Wright, you may recall, was the author of an article entitled "An American Foreign Policy That Both Realists and Idealists Should Fall in Love With" recently published in the NY Times. His outline of a viable foreign policy framework appeals to many I consider sane and sensible from both Left and Right and I heartily recommend you read it.
Kevin Drum has a post today in which he reprints an email from Robert Wright. I'm going to reprint it here. I hope neither mind because it's the most relevant thing you will read this week.
Progressive Realism, Take 2(For an even more detailed explanation of some of the concepts behind Wright's "progressive realism", see his nine-part article in Slate from 2002.)
Robert Wright
Let me restate the argument in a way that I hope will make progressive realism's considerable relevance to the problem of non-state terrorist groups clearer.
Various technological trends suggest that, as the decades roll by, hatred of America abroad will translate into the death of Americans (via terrorism) with increasing efficiency. This "growing lethality of hatred" implies a couple of things:
1. Hatred of America will be increasingly inimical to America's security, so we should act in ways that minimize it — e.g., avoid adventures like Iraq, be a good and generous global citizen, respecting international law and norms, and working hard to comprehend and accomodate the perspectives of all peoples. In short, be roughly the opposite of George Bush and the neocons.
2. So severe is this "growing lethality of hatred" that, even if we succeed in thus minimizing hatred of America, half a century from now America's security will still require an unprecedented level of intrusive arms control encompassing all nations on the planet. Further, America's security will best be served if all nations are by then free-market democracies, because (a) such nations have considerable "natural" transparency (regarding biotech facilities with munitions potential, for example) and (b) the entanglement of such nations in the global economy strengthens their incentive to preserve world order and their inclination toward international cooperation — including, crucially, highly intrusive arms control.
Of course, wanting to bring democracy to the whole world sounds neoconish, but there's a difference. Progressive realism holds that:
1. Making free-market democracy pervasive is only crucial to America's interest in the long run, over decades. Hence: no need to rush into, say, the Iraq war (which, as your reader Detroit Dan noted, I opposed unequivocally).
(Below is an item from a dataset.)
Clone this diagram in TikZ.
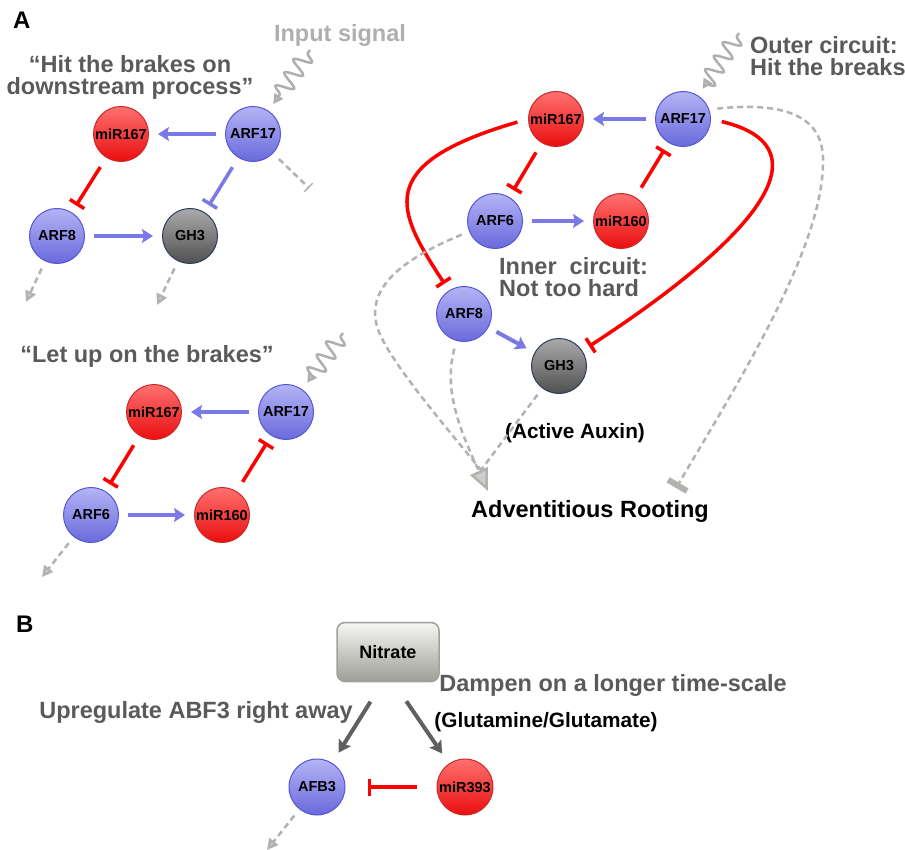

2. Progressive realists (unlike neocons) believe that economic liberty strongly encourages political liberty. So (a) America should economically engage, rather than isolate, countries like Iran and North Korea, and (b) more generally, economic engagement offers a path to peacefully fostering the free-market democracy that neocons are inclined to implant via invasion.
In sum: Progressive realism puts great emphasis on dealing with the threat of terrorism, whether or not my NYT piece successfully conveyed this. The basic game plan is: (a) monitor and restrict with increasing severity the kinds of weapons with which terrorists can do the most damage; (b) cut off their lifeblood (hatred of us); (c) give them no place to hide — i.e., create a world of naturally transparent societies that are economically interdependent and (by virtue of this interdependence) can be readily tied together via extensive global governance (which would go well beyond arms control, as my NYT piece notes).
Now, if your complaint is that I don’t vow to go kill terrorists wherever I find them, well: Killing terrorists is nice when you can do it cleanly (i.e., when the value of killing them outweighs the blowback). But, as I noted in my op-ed, I reject the "premise common in Democratic policy circles lately: that the key to a winning foreign policy is to recalibrate the party’s manhood — just take boilerplate liberal foreign policy and add a testosterone patch." The problem is more subtle than that, and Democrats aren’t doing America a service when they fuel a Democratic-Republican arms race on the macho front.
Readers will notice that Wright really doesn't have much to say about when or how to use force as part of a progressive realist foreign policy. However the sentence "Killing terrorists is nice when you can do it cleanly (i.e., when the value of killing them outweighs the blowback)" suggests a lot.
I submit that he might not be entirely disgusted by the ideas of military reconstruction, the "raid and aid" paradigm and specific applications of force I've been wittering on about in the last week and a half.